Environment and Wildlife

Global temperatures the highest in at least 100,000 years

The planet’s temperature has soared again to levels not seen in the modern record-keeping era, marking the fourth straight day of record temperatures.

These alarming new records are likely the highest temperatures in “at least 100,000 years”, one scientist told CNN.

The global average daily temperature climbed to 17.23-degree Celsius on Thursday, according to the University of Maine’s Climate Reanalyser, which uses data from the US National Centers for Environmental Prediction, CNN reported.

It’s been a week of record-breaking temperatures. On Monday, the average global temperature reached 17.01-degree Celsius, the highest in the NCEP’s data, which goes back to 1979. On Tuesday, it climbed to 17.18-degree Celsius, where it remained on Wednesday.

Before this week, the record in NCEP’s data was 16.92-degree Celsius, which was set in August 2016, CNN reported.

Though this week’s records are not yet official, another global climate tracking agency confirmed several in its own data.
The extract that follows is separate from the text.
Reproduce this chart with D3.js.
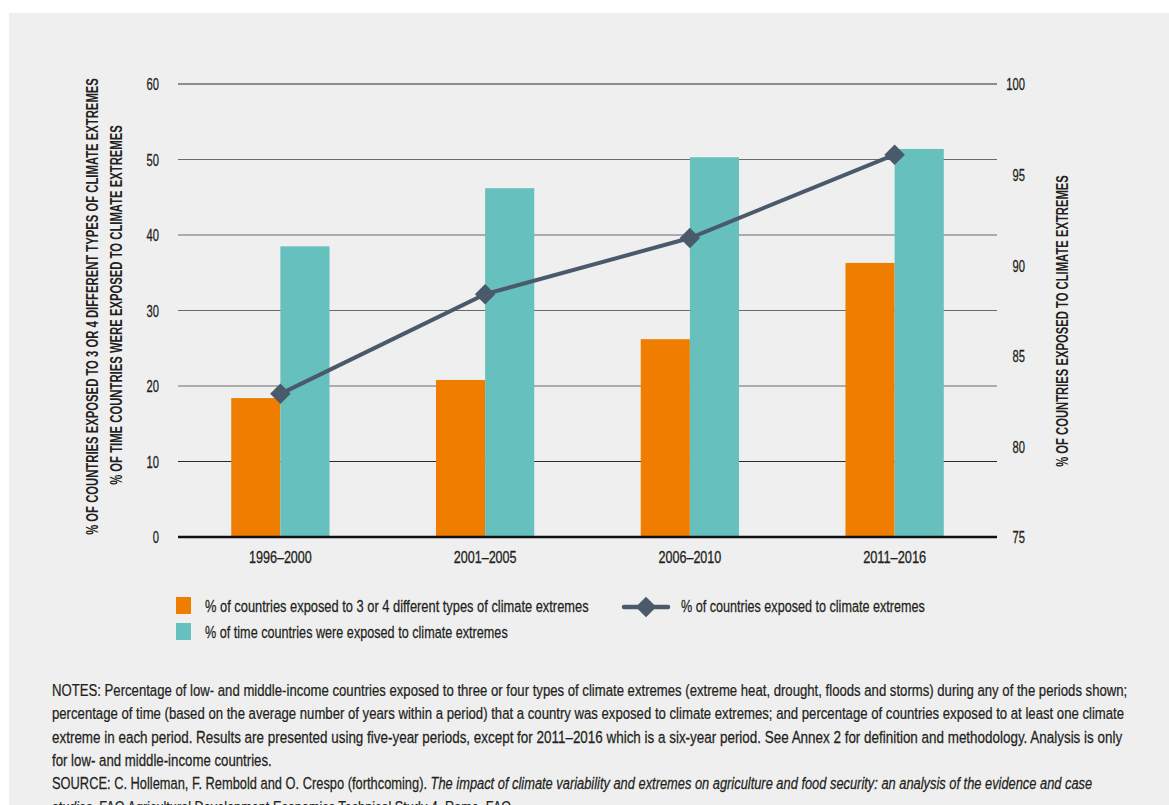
<!DOCTYPE html>
<html><head><meta charset="utf-8">
<script src="https://cdn.jsdelivr.net/npm/d3@7"></script>
<style>
html,body{margin:0;padding:0;background:#fff;}
svg{display:block;}
text{font-family:"Liberation Sans",Arial,sans-serif;fill:#231f20;}
</style></head>
<body>
<script>
const categories = ["1996–2000","2001–2005","2006–2010","2011–2016"];
const pctThreeFour = [18.4, 20.8, 26.2, 36.3];
const pctTime = [38.5, 46.2, 50.3, 51.4];
const pctExposed = [82.9, 88.4, 91.5, 96.1];
const leftTicks = [0,10,20,30,40,50,60];
const rightTicks = [75,80,85,90,95,100];
const seriesNames = ["% of countries exposed to 3 or 4 different types of climate extremes",
  "% of time countries were exposed to climate extremes",
  "% of countries exposed to climate extremes"];
const leftTitle = ["% OF COUNTRIES EXPOSED TO 3 OR 4 DIFFERENT TYPES OF CLIMATE EXTREMES",
  "% OF TIME COUNTRIES WERE EXPOSED TO CLIMATE EXTREMES"];
const rightTitle = "% OF COUNTRIES EXPOSED TO CLIMATE EXTREMES";
const notes = [
 "NOTES: Percentage of low- and middle-income countries exposed to three or four types of climate extremes (extreme heat, drought, floods and storms) during any of the periods shown;",
 "percentage of time (based on the average number of years within a period) that a country was exposed to climate extremes; and percentage of countries exposed to at least one climate",
 "extreme in each period. Results are presented using five-year periods, except for 2011–2016 which is a six-year period. See Annex 2 for definition and methodology. Analysis is only",
 "for low- and middle-income countries."
];
const sourceParts = ["SOURCE: C. Holleman, F. Rembold and O. Crespo (forthcoming). ",
 "The impact of climate variability and extremes on agriculture and food security: an analysis of the evidence and case",
 "studies", ". FAO Agricultural Development Economics Technical Study 4. Rome, FAO."];

(function(){
const W = 1169, H = 805;
const svg = d3.select("body").append("svg").attr("width", W).attr("height", H);
svg.append("rect").attr("x", 9).attr("y", 13).attr("width", W - 9).attr("height", H - 13).attr("fill", "#efefef");

const pLeft = 178, pRight = 997, pTop = 84, pBottom = 537;
const orange = "#ef7d00", teal = "#66c0bd", lineC = "#4b5a6b";

function condense(node, opts) {
  const t = d3.select(node);
  const x = +t.attr("x") || 0, y = +t.attr("y") || 0;
  let s = opts.scale;
  if (opts.width) s = opts.width / node.getComputedTextLength();
  t.attr("x", 0).attr("y", 0)
   .attr("transform", `translate(${x},${y}) scale(${s},1)`);
}

const yL = d3.scaleLinear().domain([0, 60]).range([pBottom, pTop]);
const yR = d3.scaleLinear().domain([75, 100]).range([pBottom, pTop]);
const x0 = d3.scaleBand().domain(categories).range([pLeft, pRight]).paddingInner(0.52).paddingOuter(0.26);
const x1 = d3.scaleBand().domain([0, 1]).range([0, x0.bandwidth()]);

svg.append("g").selectAll("line").data(leftTicks.filter(d => d > 0)).join("line")
  .attr("x1", pLeft).attr("x2", pRight)
  .attr("y1", d => yL(d)).attr("y2", d => yL(d))
  .attr("stroke", d => (d === 10 || d === 60) ? "#2a2a2a" : "#6a6a6a").attr("stroke-width", 1.2);

const axL = svg.append("g").attr("transform", `translate(${pLeft},0)`)
  .call(d3.axisLeft(yL).tickValues(leftTicks).tickSize(0).tickPadding(19));
axL.select(".domain").remove();
axL.selectAll("text").attr("font-size", 16.5).attr("fill", "#231f20").style("font-family", null)
  .attr("stroke", "#231f20").attr("stroke-width", 0.3)
  .attr("dy", "0.36em").each(function(){ condense(this, {scale: 0.68}); });

const axR = svg.append("g").attr("transform", `translate(${pRight},0)`)
  .call(d3.axisRight(yR).tickValues(rightTicks).tickSize(0).tickPadding(28));
axR.select(".domain").remove();
axR.selectAll("text").attr("font-size", 16.5).attr("fill", "#231f20").style("font-family", null)
  .attr("stroke", "#231f20").attr("stroke-width", 0.3)
  .attr("text-anchor", "end").attr("dy", "0.36em").each(function(){ condense(this, {scale: 0.68}); });

const groups = svg.append("g").selectAll("g").data(categories).join("g")
  .attr("transform", d => `translate(${x0(d)},0)`);
groups.append("rect").attr("x", x1(0)).attr("width", x1.bandwidth())
  .attr("y", (d, i) => yL(pctThreeFour[i])).attr("height", (d, i) => pBottom - yL(pctThreeFour[i]))
  .attr("fill", orange);
groups.append("rect").attr("x", x1(1)).attr("width", x1.bandwidth())
  .attr("y", (d, i) => yL(pctTime[i])).attr("height", (d, i) => pBottom - yL(pctTime[i]))
  .attr("fill", teal);

svg.append("line").attr("x1", pLeft).attr("x2", pRight).attr("y1", yL(0)).attr("y2", yL(0))
  .attr("stroke", "#111").attr("stroke-width", 2.5);

const axX = svg.append("g").attr("transform", `translate(0,${pBottom})`)
  .call(d3.axisBottom(x0).tickSize(0).tickPadding(26));
axX.select(".domain").remove();
axX.selectAll("text").attr("font-size", 16).attr("fill", "#231f20").style("font-family", null)
  .attr("stroke", "#231f20").attr("stroke-width", 0.3)
  .attr("dy", null).each(function(){ condense(this, {width: 63}); });

const cx = c => x0(c) + x0.bandwidth() / 2;
const line = d3.line().x((d, i) => cx(categories[i])).y(d => yR(d));
svg.append("path").datum(pctExposed).attr("d", line).attr("fill", "none")
  .attr("stroke", lineC).attr("stroke-width", 4);
const diamond = d3.symbol().type(d3.symbolSquare).size(210);
svg.append("g").selectAll("path").data(pctExposed).join("path")
  .attr("d", diamond)
  .attr("transform", (d, i) => `translate(${cx(categories[i])},${yR(d)}) rotate(45)`)
  .attr("fill", lineC);

function vTitle(txt, bx, cy, w) {
  const t = svg.append("text").attr("text-anchor", "middle").attr("font-size", 17)
    .attr("font-weight", "bold").text(txt);
  const s = w / t.node().getComputedTextLength();
  t.attr("transform", `translate(${bx},${cy}) rotate(-90) scale(${s},1)`);
}
vTitle(leftTitle[0], 98, 306.5, 457);
vTitle(leftTitle[1], 122, 305, 360);
vTitle(rightTitle, 1068, 321, 292);

const lg = svg.append("g");
lg.append("rect").attr("x", 176).attr("y", 597).attr("width", 15).attr("height", 17).attr("fill", orange);
lg.append("rect").attr("x", 176).attr("y", 623).attr("width", 15).attr("height", 17).attr("fill", teal);
lg.append("line").attr("x1", 624).attr("x2", 668).attr("y1", 607).attr("y2", 607)
  .attr("stroke", lineC).attr("stroke-width", 4.5).attr("stroke-linecap", "round");
lg.append("path").attr("d", diamond).attr("transform", "translate(646,607) rotate(45)").attr("fill", lineC);
[[205, 612, seriesNames[0], 384], [205, 638, seriesNames[1], 303], [681, 612, seriesNames[2], 244]]
  .forEach(([x, y, t, w]) => {
    const el = lg.append("text").attr("x", x).attr("y", y).attr("font-size", 17)
      .attr("stroke", "#231f20").attr("stroke-width", 0.25).text(t);
    condense(el.node(), {width: w});
  });

const nt = svg.append("g").attr("stroke", "#231f20").attr("stroke-width", 0.25);
const widths = [1076, 1073, 1071, 220];
notes.forEach((t, i) => {
  const el = nt.append("text").attr("x", 52).attr("y", 696 + i * 23.3).attr("font-size", 17).text(t);
  condense(el.node(), {width: widths[i]});
});
const src = nt.append("text").attr("x", 52).attr("y", 696 + 4 * 23.3).attr("font-size", 17);
src.append("tspan").text(sourceParts[0]);
src.append("tspan").attr("font-style", "italic").text(sourceParts[1]);
condense(src.node(), {width: 1041});
const src2 = nt.append("text").attr("x", 52).attr("y", 696 + 5 * 23.3).attr("font-size", 17);
src2.append("tspan").attr("font-style", "italic").text(sourceParts[2]);
src2.append("tspan").text(sourceParts[3]);
condense(src2.node(), {width: 463});
})();
</script>
</body></html>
The European Union’s Copernicus Climate Change Service said that Monday’s and Tuesday’s global temperatures were also records in its data, which dates back to 1940.

While the records are based on observational data sets that only go back to the mid-20th century, they are “almost certainly” the warmest temperatures the planet has seen over a much longer time period, according to Jennifer Francis, a senior scientist at Woodwell Climate Research Center, CNN reported.
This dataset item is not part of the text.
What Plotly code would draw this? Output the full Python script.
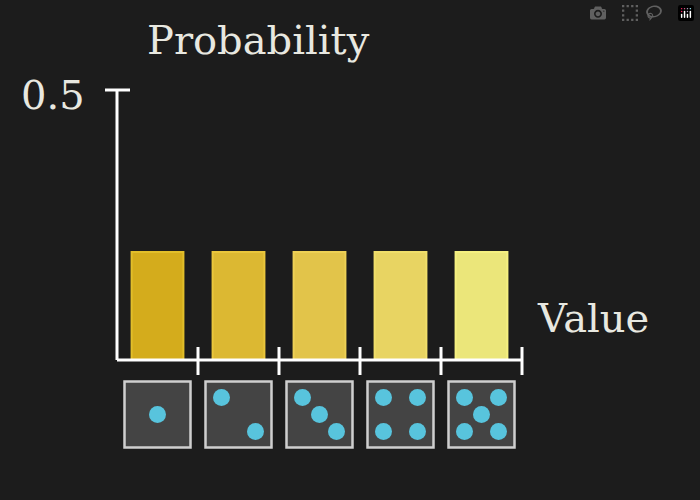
import plotly.graph_objects as go

values = [1, 2, 3, 4, 5]
probs = [0.2, 0.2, 0.2, 0.2, 0.2]
bar_colors = ["#D4AC1C", "#DCB832", "#E2C44A", "#E8D462", "#EBE67A"]
edge_colors = ["#E2BE2A", "#EAC63C", "#EDD055", "#F0DE6A", "#F5F080"]
pips = {
    1: [(0, 0)],
    2: [(-1, 1), (1, -1)],
    3: [(-1, 1), (0, 0), (1, -1)],
    4: [(-1, 1), (1, 1), (-1, -1), (1, -1)],
    5: [(-1, 1), (1, 1), (0, 0), (-1, -1), (1, -1)],
}

PX_X = 81.0   # px per x unit
PX_Y = 540.0  # px per y unit
BG = "#1C1C1C"

fig = go.Figure()
fig.add_trace(go.Bar(
    x=[v - 0.5 for v in values], y=probs, width=0.64,
    marker=dict(color=bar_colors, line=dict(color=edge_colors, width=2)),
    hoverinfo="skip"))

die_cy = -0.101
die_hw = 33 / PX_X
die_hh = 33 / PX_Y
shapes = []
px, py = [], []
for v in values:
    cx = v - 0.5
    shapes.append(dict(type="rect", layer="below", x0=cx - die_hw, x1=cx + die_hw,
                       y0=die_cy - die_hh, y1=die_cy + die_hh,
                       fillcolor="#444444", line=dict(color="#CFCFCF", width=2.5)))
    for dx, dy in pips[v]:
        px.append(cx + dx * 17 / PX_X)
        py.append(die_cy + dy * 17 / PX_Y)
fig.add_trace(go.Scatter(x=px, y=py, mode="markers",
                         marker=dict(color="#58C4DD", size=17), hoverinfo="skip"))

axis = dict(color="#FFFFFF", width=3)
shapes.append(dict(type="line", x0=0, x1=5, y0=0, y1=0, line=axis))
shapes.append(dict(type="line", x0=0, x1=0, y0=0, y1=0.5, line=axis))
shapes.append(dict(type="line", x0=-12 / PX_X, x1=13 / PX_X, y0=0.5, y1=0.5, line=axis))
for v in values:
    shapes.append(dict(type="line", x0=v, x1=v, y0=-15 / PX_Y, y1=13 / PX_Y, line=axis))

font = dict(family="DejaVu Serif", color="#E8E8E0")
fig.update_layout(
    width=700, height=500, showlegend=False,
    paper_bgcolor=BG, plot_bgcolor=BG,
    margin=dict(l=0, r=0, t=0, b=0),
    xaxis=dict(range=[-117 / PX_X, 583 / PX_X], visible=False, fixedrange=True),
    yaxis=dict(range=[-140 / PX_Y, 360 / PX_Y], visible=False, fixedrange=True),
    shapes=shapes,
    annotations=[
        dict(x=-30 / PX_X, y=0.5 - 5 / PX_Y, text="0.5", showarrow=False,
             xanchor="right", font=dict(size=40, **font)),
        dict(x=141 / PX_X, y=0.5 + 50 / PX_Y, text="Probability", showarrow=False,
             font=dict(size=40, **font)),
        dict(x=476 / PX_X, y=42 / PX_Y, text="Value", showarrow=False,
             font=dict(size=40, **font)),
    ],
)
fig.write_html("out.html", post_script="document.body.style.margin='0';")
Francis estimated that this week’s temperatures are the warmest “probably going back at least 100,000 years,” calling the records “a huge thing”, CNN reported.

Scientists know this because of the many millennia of climate data extracted from proxies like tree rings, ice cores and coral reefs – data that is a cornerstone to their understanding of the climate system and how humans have contributed to rapid global warming since the industrial revolution.